L’attractivité de l’ ”Etat islamique ” au-delà de la violence
C'est donc à l'aune de ces principaux traits que l' “Etat islamique” doit être appréhendé si l'on souhaite lutter contre lui. Une telle approche multidimensionnelle amène à considérer l’OEI comme étant plus qu’une simple “organisation terroriste” et conduit ainsi à interroger les moyens de lutte autrement que par l’approche sécuritaire.
Cette approche permet ainsi de relativiser la vision parfois trop idéologisée (le salafisme jihadisme comme courant exclusivement religieux) qui insiste sur la dimension religieuse de l’OEI. Bien que nécessaire, l’élaboration d’un contre-discours religieux est très loin d’être suffisante.
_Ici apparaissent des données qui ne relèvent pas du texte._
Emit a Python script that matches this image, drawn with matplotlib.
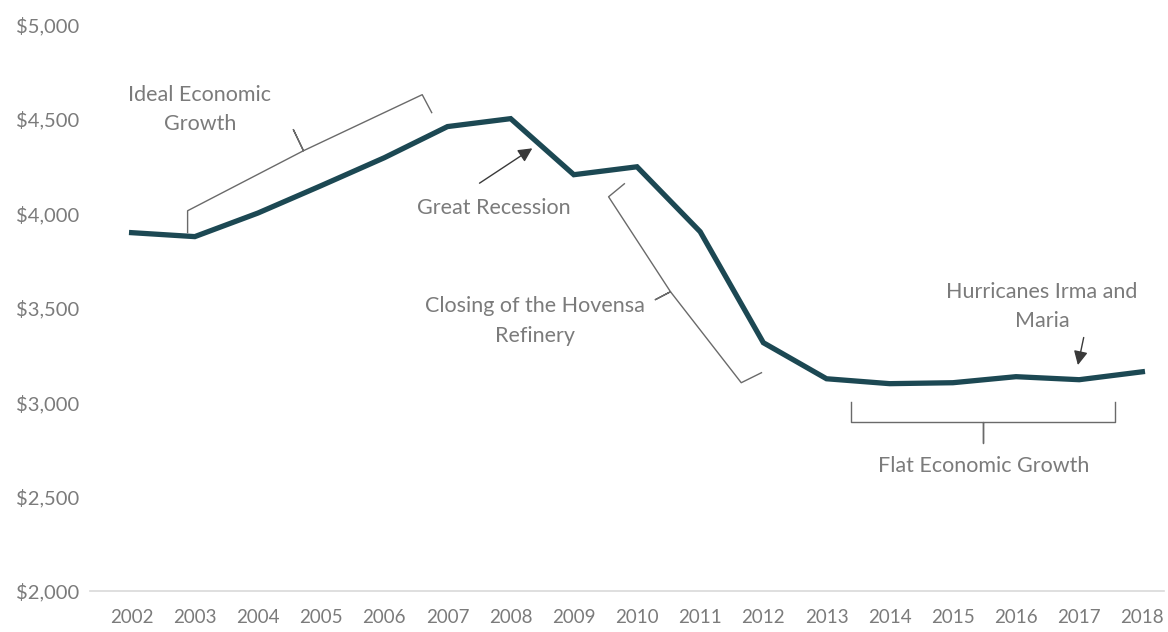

La majeure partie des personnes que l’OEI attire n’ont qu’une socialisation récente avec la religion: il s’agit soit de personnes de culture musulmane -qui ont rarement pratiqué l’islam et découvert une idéologie radicale et attrayante-, soit de convertis qui trouvent dans le binarisme réducteur que l’OEI propose une solution simple à leurs profonds problèmes d’identité et de sens. De même, l’immense majorité d’entre eux ne passent pas par le biais “mosquée” pour être radicalisé-e-s mais tendent de plus en plus à s’autoradicaliser en surfant sur la toile.
Prisonniers d’une vision trop émotionnelle (“guerre contre le terrorisme”), on ne saisit pas non plus la manière dont l’OEI se sert de la géopolitique régionale pour justifier son idéologie politico-religieuse puisqu'on le considère avant tout comme une organisation terroriste. Une démarche qui intègre aussi bien le discours politique de l’OEI que la dimension politique du jihadisme pratiqué par ses adhérents offrira certainement de nouveaux moyens de contrer sa propagande politico-religieuse. Un tel cadre analytique permet effectivement de considérer le phénomène salafiste jihadiste à travers son prisme politique et apporte ainsi des éclairages quant à l’agenda politique de l’OEI, la lecture des relations internationales que l’organisation promeut ainsi que les motifs politiques au nom desquels les acteurs appartenant ou s’identifiant au “califat ” agissent.
Car, qu'on le veuille ou non, l'organisation Etat islamique règne sur un territoire et c'est cette base qui lui permet précisément d'innover dans son idéologie, de l’inscrire dans un cadre concret et d'exposer au monde entier sa détermination sans faille pour réaliser le dessein vertueux qu'il s'attribue. L'idéologie manichéenne et radicale, sa mise en pratique, le noble objectif qu'elle prétend déjà incarner et la manière dont elle communique sa détermination constituent les ingrédients clés de son succès. A défaut de ne pas en tenir compte, on risque de s'attaquer aux fausses causes d'un vrai problème.